(SET PROBLEM):
Both the line containing "Recreate this image" and the line containing "const fmt = v" are part of the range to copy, along with every line between them. Copy it exactly and leave out the pictures.

━━━━━━━━━━━━━━━━

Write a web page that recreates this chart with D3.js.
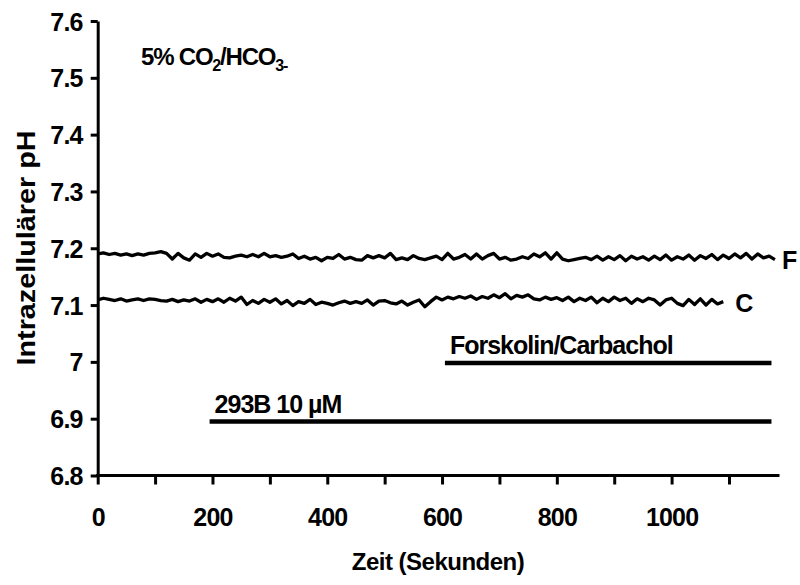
<!DOCTYPE html>
<html>
<head>
<meta charset="utf-8">
<script src="https://cdn.jsdelivr.net/npm/d3@7"></script>
<style>
	body { margin: 0; background: #fff; }
	text { font-family: "Liberation Sans", Arial, sans-serif; font-weight: bold; fill: #000; }
</style>
</head>
<body>
<svg></svg>
<script>
// pH traces, one sample every 10 s
const stepSec = 10;
const phF = [
	7.190, 7.192, 7.189, 7.191, 7.188, 7.190, 7.187, 7.190, 7.188, 7.191,
	7.192, 7.194, 7.191, 7.181, 7.191, 7.183, 7.179, 7.190, 7.184, 7.191,
	7.186, 7.190, 7.184, 7.183, 7.186, 7.188, 7.185, 7.189, 7.185, 7.191,
	7.185, 7.187, 7.184, 7.186, 7.190, 7.182, 7.186, 7.181, 7.184, 7.178,
	7.184, 7.182, 7.189, 7.181, 7.184, 7.180, 7.179, 7.187, 7.183, 7.187,
	7.183, 7.191, 7.180, 7.183, 7.180, 7.187, 7.182, 7.180, 7.183, 7.186,
	7.180, 7.191, 7.181, 7.184, 7.189, 7.181, 7.190, 7.181, 7.187, 7.191,
	7.181, 7.184, 7.179, 7.181, 7.185, 7.182, 7.190, 7.185, 7.192, 7.181,
	7.192, 7.181, 7.178, 7.180, 7.182, 7.184, 7.180, 7.186, 7.179, 7.185,
	7.180, 7.187, 7.178, 7.186, 7.181, 7.185, 7.179, 7.186, 7.180, 7.188,
	7.179, 7.185, 7.181, 7.188, 7.179, 7.187, 7.182, 7.189, 7.180, 7.188,
	7.182, 7.190, 7.183, 7.191, 7.181, 7.190, 7.183, 7.186, 7.180
];
const phC = [
	7.109, 7.112, 7.110, 7.108, 7.111, 7.107, 7.109, 7.111, 7.108, 7.111,
	7.110, 7.108, 7.107, 7.110, 7.106, 7.109, 7.107, 7.111, 7.105, 7.110,
	7.106, 7.111, 7.105, 7.112, 7.107, 7.114, 7.101, 7.108, 7.103, 7.110,
	7.105, 7.111, 7.102, 7.108, 7.099, 7.106, 7.103, 7.110, 7.101, 7.105,
	7.103, 7.100, 7.104, 7.107, 7.103, 7.106, 7.103, 7.109, 7.100, 7.107,
	7.108, 7.104, 7.102, 7.107, 7.100, 7.105, 7.109, 7.097, 7.106, 7.114,
	7.109, 7.114, 7.111, 7.115, 7.112, 7.116, 7.110, 7.115, 7.112, 7.118,
	7.113, 7.120, 7.111, 7.117, 7.114, 7.118, 7.111, 7.109, 7.114, 7.110,
	7.113, 7.108, 7.114, 7.106, 7.112, 7.108, 7.114, 7.104, 7.112, 7.106,
	7.114, 7.108, 7.112, 7.103, 7.111, 7.106, 7.112, 7.109, 7.100, 7.109,
	7.112, 7.103, 7.099, 7.110, 7.101, 7.111, 7.100, 7.110, 7.102, 7.106
];

// treatment bars: [label, start s, end s, pH level]
const treatments = [
	["Forskolin/Carbachol", 605, 1174, 6.998],
	["293B 10 \u00b5M", 195, 1174, 6.895]
];

const xTicks = [0, 100, 200, 300, 400, 500, 600, 700, 800, 900, 1000, 1100];
const yTicks = [6.8, 6.9, 7.0, 7.1, 7.2, 7.3, 7.4, 7.5, 7.6];

const size = { w: 800, h: 585 };
const svg = d3.select("svg").attr("width", size.w).attr("height", size.h);

const xScale = d3.scaleLinear().domain([0, 1188]).range([97.7, 779.5]);
const yScale = d3.scaleLinear().domain([6.8, 7.6]).range([475.5, 21]);

// axes
const xAxis = d3
	.axisBottom(xScale)
	.tickValues(xTicks)
	.tickSize(9)
	.tickPadding(24)
	.tickSizeOuter(0)
	.tickFormat((d) => (d % 200 === 0 ? d : ""));
const xAxisG = svg
	.append("g")
	.attr("transform", `translate(0, ${yScale(6.8)})`)
	.call(xAxis);

const yAxis = d3
	.axisLeft(yScale)
	.tickValues(yTicks)
	.tickSize(7)
	.tickPadding(8)
	.tickSizeOuter(0)
	.tickFormat((d) => (d === 7 ? "7" : d3.format(".1f")(d)));
const yAxisG = svg
	.append("g")
	.attr("transform", `translate(${xScale(0)}, 0)`)
	.call(yAxis);

[xAxisG, yAxisG].forEach((g) => {
	g.select(".domain").attr("stroke-width", 3).attr("stroke", "#000");
	g.selectAll(".tick line").attr("stroke-width", 3).attr("stroke", "#000");
	g.selectAll(".tick text")
		.attr("font-size", 25)
		.attr("font-family", "'Liberation Sans', Arial, sans-serif")
		.attr("font-weight", "bold")
		.attr("letter-spacing", -0.8)
		.attr("fill", "#000");
});
yAxisG.selectAll(".tick text").attr("dy", "0.36em");
// extend x axis line across the y axis
xAxisG.select(".domain").attr("d", `M${xScale(0) - 1.5},0H${xScale(1188)}`);

svg.append("text")
	.attr("x", 438)
	.attr("y", 570)
	.attr("text-anchor", "middle")
	.attr("font-size", 24)
	.attr("letter-spacing", -0.5)
	.text("Zeit (Sekunden)");

svg.append("text")
	.attr("transform", "translate(35, 248) rotate(-90)")
	.attr("text-anchor", "middle")
	.attr("font-size", 25)
	.attr("textLength", 235)
	.attr("lengthAdjust", "spacingAndGlyphs")
	.text("Intrazellulärer pH");

// traces
const line = d3
	.line()
	.x((d, i) => xScale(i * stepSec))
	.y((d) => yScale(d));

[phF, phC].forEach((series) => {
	svg.append("path")
		.datum(series)
		.attr("fill", "none")
		.attr("stroke", "#000")
		.attr("stroke-width", 3.3)
		.attr("stroke-linejoin", "round")
		.attr("d", line);
});

svg.append("text")
	.attr("x", xScale((phF.length - 1) * stepSec) + 7)
	.attr("y", yScale(7.183) + 11)
	.attr("font-size", 25)
	.text("F");
svg.append("text")
	.attr("x", xScale((phC.length - 1) * stepSec) + 12)
	.attr("y", yScale(7.107) + 11)
	.attr("font-size", 25)
	.text("C");

// treatment bars
treatments.forEach(([label, t0, t1, level]) => {
	svg.append("line")
		.attr("x1", xScale(t0))
		.attr("x2", xScale(t1))
		.attr("y1", yScale(level))
		.attr("y2", yScale(level))
		.attr("stroke", "#000")
		.attr("stroke-width", 4.5);
	svg.append("text")
		.attr("x", xScale(t0) + 5)
		.attr("y", yScale(level) - 9)
		.attr("font-size", 25)
		.attr("letter-spacing", -1)
		.text(label);
});

// gas annotation
const gas = svg.append("text")
	.attr("x", 141)
	.attr("y", 65)
	.attr("font-size", 24)
	.attr("letter-spacing", -1.2);
gas.append("tspan").text("5% CO");
gas.append("tspan").attr("font-size", 16).attr("dy", 6).text("2");
gas.append("tspan").attr("dy", -6).text("/HCO");
gas.append("tspan").attr("font-size", 16).attr("dy", 6).text("3-");
</script>
</body>
</html>
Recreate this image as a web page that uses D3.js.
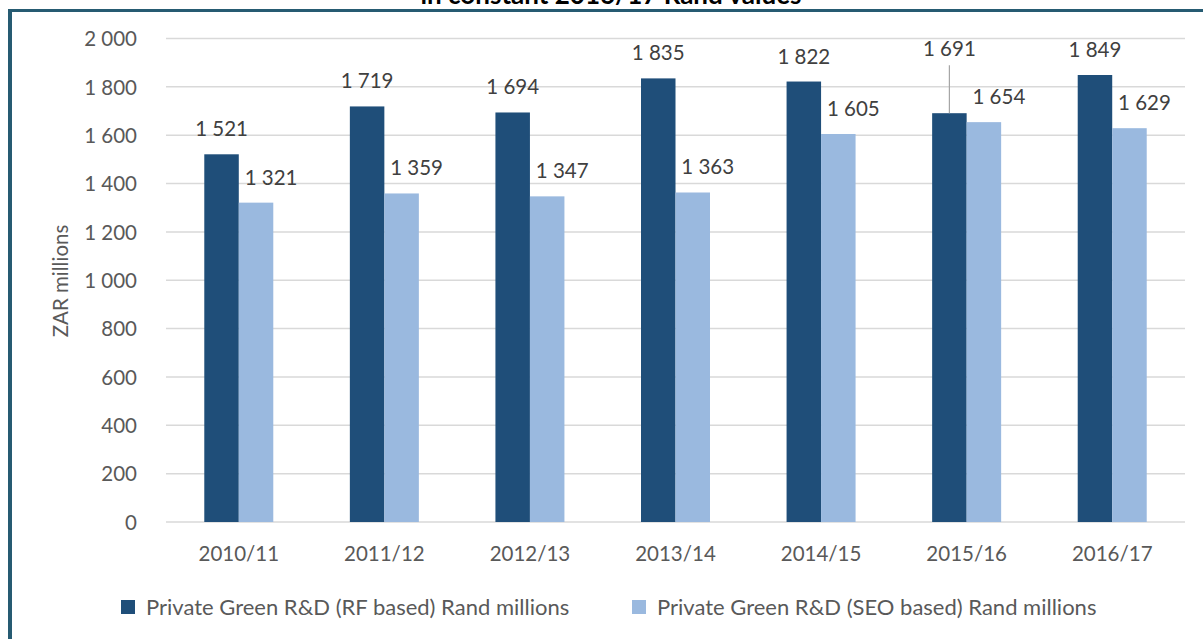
<!DOCTYPE html>
<html>
<head>
<meta charset="utf-8">
<script src="https://cdn.jsdelivr.net/npm/d3@7"></script>
<style>
  html, body { margin: 0; padding: 0; background: #ffffff; }
  svg { display: block; }
</style>
</head>
<body>
<svg id="chart" width="1203" height="639"></svg>
<script>
// ---- data ----
const categories = ["2010/11", "2011/12", "2012/13", "2013/14", "2014/15", "2015/16", "2016/17"];
const rfValues  = [1521, 1719, 1694, 1835, 1822, 1691, 1849];
const seoValues = [1321, 1359, 1347, 1363, 1605, 1654, 1629];
const seriesNames = ["Private Green R&D (RF based) Rand millions", "Private Green R&D (SEO based) Rand millions"];
const yTicks = [0, 200, 400, 600, 800, 1000, 1200, 1400, 1600, 1800, 2000];
const titleText = "in constant 2016/17 Rand values";
const yAxisTitle = "ZAR millions";

// ---- layout ----
const W = 1203, H = 639;
const plot = { left: 166, right: 1185, top: 38.5, bottom: 522 };
const colors = ["#1f4e79", "#9ab9df"];
const font = "Lato, 'Open Sans', sans-serif";
const fs = 20.5;

const fmt = v => d3.format(",")(v).replace(/,/g, " ");

const svg = d3.select("#chart");

// frame
svg.append("line").attr("x1", 8).attr("x2", W).attr("y1", 10.5).attr("y2", 10.5)
  .attr("stroke", "#265b72").attr("stroke-width", 3);
svg.append("line").attr("x1", 10).attr("x2", 10).attr("y1", 9).attr("y2", H)
  .attr("stroke", "#265b72").attr("stroke-width", 4);

// title (second line of the original title; the reference shows it clipped at the top edge)
svg.append("text").attr("x", 611).attr("y", 4)
  .attr("text-anchor", "middle").attr("font-family", font).attr("font-weight", "bold")
  .attr("font-size", 26).attr("fill", "#000").text(titleText);

const x0 = d3.scaleBand().domain(categories).range([plot.left, plot.right]).paddingInner(0).paddingOuter(0);
const groupW = 69;
const x1 = d3.scaleBand().domain([0, 1]).range([0, groupW]);
const y = d3.scaleLinear().domain([0, 2000]).range([plot.bottom, plot.top]);

// gridlines
svg.append("g").selectAll("line").data(yTicks).join("line")
  .attr("x1", plot.left).attr("x2", plot.right)
  .attr("y1", d => y(d)).attr("y2", d => y(d))
  .attr("stroke", "#d9d9d9").attr("stroke-width", 1.5);

// y axis labels
const yAxis = d3.axisLeft(y).tickValues(yTicks).tickFormat(fmt).tickSize(0).tickPadding(0);
const ya = svg.append("g").attr("transform", `translate(137,0)`).call(yAxis);
ya.select(".domain").remove();
ya.selectAll("text").attr("font-family", font).attr("font-size", fs).attr("fill", "#595959").attr("dy", "0.35em");

// y axis title
svg.append("text").attr("transform", `translate(68,281) rotate(-90)`)
  .attr("text-anchor", "middle").attr("font-family", font).attr("font-size", fs)
  .attr("fill", "#595959").text(yAxisTitle);

// x axis labels
const xAxis = d3.axisBottom(x0).tickSize(0).tickPadding(0);
const xa = svg.append("g").attr("transform", `translate(0,${plot.bottom})`).call(xAxis);
xa.select(".domain").remove();
xa.selectAll("text").attr("font-family", font).attr("font-size", fs).attr("fill", "#595959")
  .attr("dy", 0).attr("y", 39);

// bars
const series = [rfValues, seoValues];
const groups = svg.append("g").selectAll("g").data(categories).join("g")
  .attr("transform", d => `translate(${x0(d) + x0.bandwidth() / 2 - groupW / 2},0)`);

groups.selectAll("rect").data((c, i) => series.map((s, k) => ({ k, v: s[i] }))).join("rect")
  .attr("x", d => x1(d.k)).attr("width", x1.bandwidth())
  .attr("y", d => y(d.v)).attr("height", d => y(0) - y(d.v))
  .attr("fill", d => colors[d.k]);

// data labels (manual placement nudges as in the reference)
const labelDx = [0, 15];
const labelLift = { "2015/16": [39, 0] }; // extra lift of dark label with leader line
groups.each(function (c, i) {
  const g = d3.select(this);
  series.forEach((s, k) => {
    const cx = x1(k) + x1.bandwidth() / 2;
    const extra = labelLift[c] ? labelLift[c][k] : 0;
    const by = y(s[i]) - 18 - extra;
    g.append("text").attr("x", cx + labelDx[k]).attr("y", by)
      .attr("text-anchor", "middle").attr("font-family", font).attr("font-size", fs)
      .attr("fill", "#404040").text(fmt(s[i]));
    if (extra > 0) {
      g.append("line").attr("x1", cx).attr("x2", cx)
        .attr("y1", by + 9).attr("y2", y(s[i]))
        .attr("stroke", "#a6a6a6").attr("stroke-width", 1.2);
    }
  });
});

// legend
const legendX = [121, 632];
const lg = svg.append("g").selectAll("g").data(seriesNames).join("g")
  .attr("transform", (d, i) => `translate(${legendX[i]},600)`);
lg.append("rect").attr("width", 14).attr("height", 14).attr("fill", (d, i) => colors[i]);
lg.append("text").attr("x", 25).attr("y", 15).attr("font-family", font).attr("font-size", 22)
  .attr("fill", "#595959").text(d => d);
</script>
</body>
</html>
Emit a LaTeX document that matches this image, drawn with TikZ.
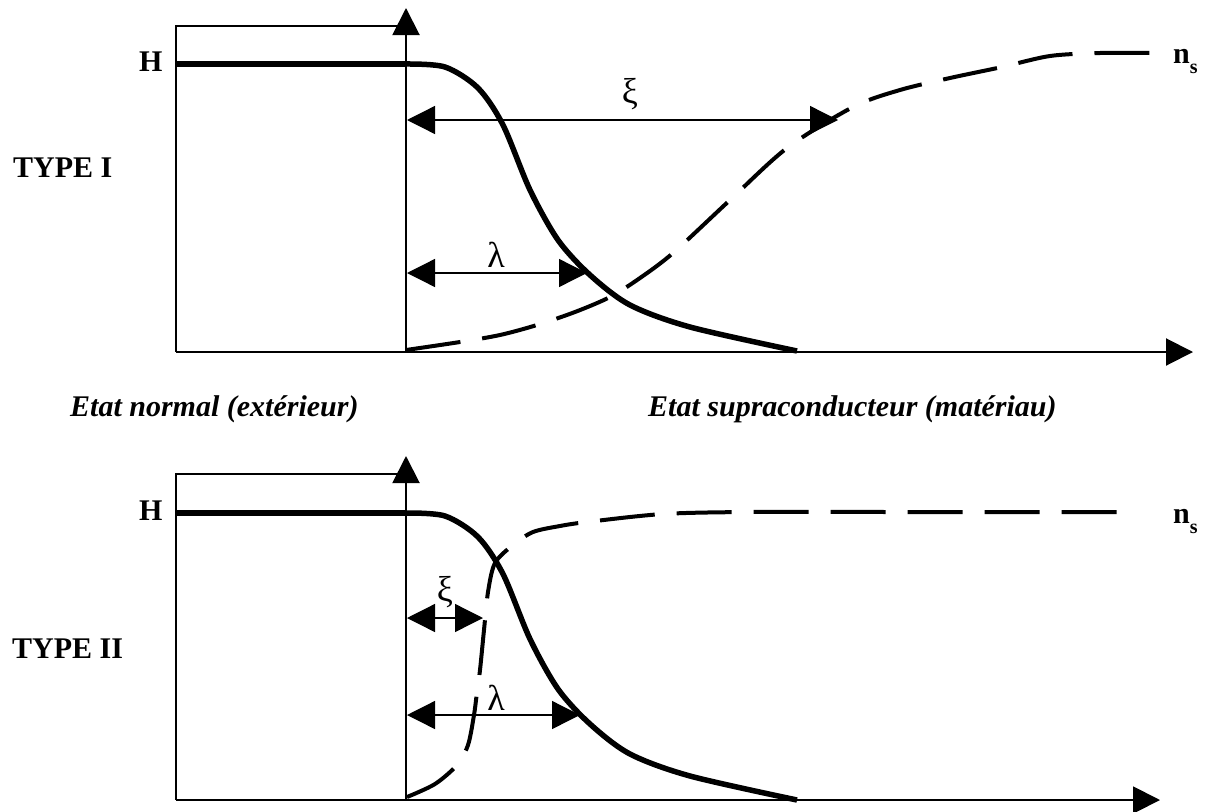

━━━━━━━━━━━━━━━━

(RESULT FOR THIS EXERCISE):
Recreate this image as a web page that uses D3.js.
<!DOCTYPE html>
<html>
<head>
<meta charset="utf-8">
<script src="https://cdn.jsdelivr.net/npm/d3@7"></script>
<style>
  html, body { margin: 0; padding: 0; background: #ffffff; }
  svg { display: block; }
</style>
</head>
<body>
<svg id="chart" width="1203" height="639"></svg>
<script>
// ---- data ----
const categories = ["2010/11", "2011/12", "2012/13", "2013/14", "2014/15", "2015/16", "2016/17"];
const rfValues  = [1521, 1719, 1694, 1835, 1822, 1691, 1849];
const seoValues = [1321, 1359, 1347, 1363, 1605, 1654, 1629];
const seriesNames = ["Private Green R&D (RF based) Rand millions", "Private Green R&D (SEO based) Rand millions"];
const yTicks = [0, 200, 400, 600, 800, 1000, 1200, 1400, 1600, 1800, 2000];
const titleText = "in constant 2016/17 Rand values";
const yAxisTitle = "ZAR millions";

// ---- layout ----
const W = 1203, H = 639;
const plot = { left: 166, right: 1185, top: 38.5, bottom: 522 };
const colors = ["#1f4e79", "#9ab9df"];
const font = "Lato, 'Open Sans', sans-serif";
const fs = 20.5;

const fmt = v => d3.format(",")(v).replace(/,/g, " ");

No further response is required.